What the task asks: Nothing in the data should change when you return it, but leave the pictures out.

--- Begin Supplied information ---

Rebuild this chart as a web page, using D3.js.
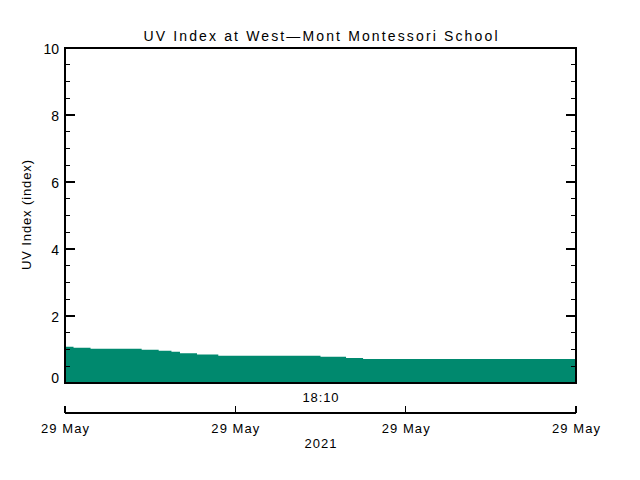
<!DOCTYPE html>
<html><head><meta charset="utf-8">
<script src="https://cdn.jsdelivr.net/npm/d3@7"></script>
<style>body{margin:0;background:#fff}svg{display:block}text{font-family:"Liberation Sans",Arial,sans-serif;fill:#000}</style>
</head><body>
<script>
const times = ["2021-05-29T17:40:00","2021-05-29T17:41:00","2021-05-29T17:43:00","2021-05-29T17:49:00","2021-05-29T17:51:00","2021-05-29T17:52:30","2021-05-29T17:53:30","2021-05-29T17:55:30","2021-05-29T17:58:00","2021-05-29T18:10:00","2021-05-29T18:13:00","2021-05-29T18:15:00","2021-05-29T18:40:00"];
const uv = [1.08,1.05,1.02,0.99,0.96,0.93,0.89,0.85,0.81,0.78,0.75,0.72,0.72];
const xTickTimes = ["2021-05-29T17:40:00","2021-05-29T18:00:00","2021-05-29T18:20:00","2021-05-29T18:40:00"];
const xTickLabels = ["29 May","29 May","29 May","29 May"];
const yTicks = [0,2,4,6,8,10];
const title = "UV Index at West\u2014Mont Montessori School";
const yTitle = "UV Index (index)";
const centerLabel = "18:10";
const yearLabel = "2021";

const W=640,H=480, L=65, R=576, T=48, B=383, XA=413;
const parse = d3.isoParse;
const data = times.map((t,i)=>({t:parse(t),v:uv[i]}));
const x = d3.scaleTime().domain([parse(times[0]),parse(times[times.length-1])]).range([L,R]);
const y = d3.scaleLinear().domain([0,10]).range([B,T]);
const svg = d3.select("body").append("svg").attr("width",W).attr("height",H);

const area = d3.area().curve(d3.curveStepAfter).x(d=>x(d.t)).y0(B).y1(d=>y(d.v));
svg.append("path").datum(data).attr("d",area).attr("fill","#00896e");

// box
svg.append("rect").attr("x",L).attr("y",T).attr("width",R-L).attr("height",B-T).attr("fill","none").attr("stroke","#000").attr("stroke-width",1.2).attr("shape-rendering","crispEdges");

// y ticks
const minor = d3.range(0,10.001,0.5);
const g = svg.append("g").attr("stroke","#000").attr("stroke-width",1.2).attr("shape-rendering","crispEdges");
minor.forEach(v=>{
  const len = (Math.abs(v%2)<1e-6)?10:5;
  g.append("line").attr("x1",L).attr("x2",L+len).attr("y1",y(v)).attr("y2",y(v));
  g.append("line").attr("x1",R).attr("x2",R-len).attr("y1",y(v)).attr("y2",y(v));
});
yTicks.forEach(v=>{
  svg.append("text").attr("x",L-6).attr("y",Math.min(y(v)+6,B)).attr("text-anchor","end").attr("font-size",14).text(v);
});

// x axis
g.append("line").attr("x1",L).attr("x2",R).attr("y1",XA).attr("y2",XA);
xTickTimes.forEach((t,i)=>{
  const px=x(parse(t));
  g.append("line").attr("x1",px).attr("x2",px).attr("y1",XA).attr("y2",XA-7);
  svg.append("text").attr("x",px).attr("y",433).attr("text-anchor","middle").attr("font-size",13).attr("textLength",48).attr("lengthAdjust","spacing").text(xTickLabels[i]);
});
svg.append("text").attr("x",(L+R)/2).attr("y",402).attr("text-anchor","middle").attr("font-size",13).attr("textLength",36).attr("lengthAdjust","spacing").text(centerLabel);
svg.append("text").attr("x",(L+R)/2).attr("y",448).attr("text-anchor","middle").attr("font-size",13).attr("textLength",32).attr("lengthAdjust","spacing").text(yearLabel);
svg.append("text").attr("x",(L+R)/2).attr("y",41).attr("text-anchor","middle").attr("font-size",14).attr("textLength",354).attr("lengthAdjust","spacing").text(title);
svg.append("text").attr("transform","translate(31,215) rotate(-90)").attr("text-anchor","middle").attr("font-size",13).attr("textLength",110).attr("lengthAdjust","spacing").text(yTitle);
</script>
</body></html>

--- End Supplied information ---

Expected answer:
Rebuild this chart as a web page, using D3.js.
<!DOCTYPE html>
<html><head><meta charset="utf-8">
<script src="https://cdn.jsdelivr.net/npm/d3@7"></script>
<style>body{margin:0;background:#fff}svg{display:block}text{font-family:"Liberation Sans",Arial,sans-serif;fill:#000}</style>
</head><body>
<script>
const times = ["2021-05-29T17:40:00","2021-05-29T17:41:00","2021-05-29T17:43:00","2021-05-29T17:49:00","2021-05-29T17:51:00","2021-05-29T17:52:30","2021-05-29T17:53:30","2021-05-29T17:55:30","2021-05-29T17:58:00","2021-05-29T18:10:00","2021-05-29T18:13:00","2021-05-29T18:15:00","2021-05-29T18:40:00"];
const uv = [1.08,1.05,1.02,0.99,0.96,0.93,0.89,0.85,0.81,0.78,0.75,0.72,0.72];
const xTickTimes = ["2021-05-29T17:40:00","2021-05-29T18:00:00","2021-05-29T18:20:00","2021-05-29T18:40:00"];
const xTickLabels = ["29 May","29 May","29 May","29 May"];
const yTicks = [0,2,4,6,8,10];
const title = "UV Index at West\u2014Mont Montessori School";
const yTitle = "UV Index (index)";
const centerLabel = "18:10";
const yearLabel = "2021";

const W=640,H=480, L=65, R=576, T=48, B=383, XA=413;
const parse = d3.isoParse;
const data = times.map((t,i)=>({t:parse(t),v:uv[i]}));
const x = d3.scaleTime().domain([parse(times[0]),parse(times[times.length-1])]).range([L,R]);
const y = d3.scaleLinear().domain([0,10]).range([B,T]);
const svg = d3.select("body").append("svg").attr("width",W).attr("height",H);

const area = d3.area().curve(d3.curveStepAfter).x(d=>x(d.t)).y0(B).y1(d=>y(d.v));
svg.append("path").datum(data).attr("d",area).attr("fill","#00896e");

// box
svg.append("rect").attr("x",L).attr("y",T).attr("width",R-L).attr("height",B-T).attr("fill","none").attr("stroke","#000").attr("stroke-width",1.2).attr("shape-rendering","crispEdges");

// y ticks
const minor = d3.range(0,10.001,0.5);
const g = svg.append("g").attr("stroke","#000").attr("stroke-width",1.2).attr("shape-rendering","crispEdges");
minor.forEach(v=>{
  const len = (Math.abs(v%2)<1e-6)?10:5;
  g.append("line").attr("x1",L).attr("x2",L+len).attr("y1",y(v)).attr("y2",y(v));
  g.append("line").attr("x1",R).attr("x2",R-len).attr("y1",y(v)).attr("y2",y(v));
});
yTicks.forEach(v=>{
  svg.append("text").attr("x",L-6).attr("y",Math.min(y(v)+6,B)).attr("text-anchor","end").attr("font-size",14).text(v);
});

// x axis
g.append("line").attr("x1",L).attr("x2",R).attr("y1",XA).attr("y2",XA);
xTickTimes.forEach((t,i)=>{
  const px=x(parse(t));
  g.append("line").attr("x1",px).attr("x2",px).attr("y1",XA).attr("y2",XA-7);
  svg.append("text").attr("x",px).attr("y",433).attr("text-anchor","middle").attr("font-size",13).attr("textLength",48).attr("lengthAdjust","spacing").text(xTickLabels[i]);
});
svg.append("text").attr("x",(L+R)/2).attr("y",402).attr("text-anchor","middle").attr("font-size",13).attr("textLength",36).attr("lengthAdjust","spacing").text(centerLabel);
svg.append("text").attr("x",(L+R)/2).attr("y",448).attr("text-anchor","middle").attr("font-size",13).attr("textLength",32).attr("lengthAdjust","spacing").text(yearLabel);
svg.append("text").attr("x",(L+R)/2).attr("y",41).attr("text-anchor","middle").attr("font-size",14).attr("textLength",354).attr("lengthAdjust","spacing").text(title);
svg.append("text").attr("transform","translate(31,215) rotate(-90)").attr("text-anchor","middle").attr("font-size",13).attr("textLength",110).attr("lengthAdjust","spacing").text(yTitle);
</script>
</body></html>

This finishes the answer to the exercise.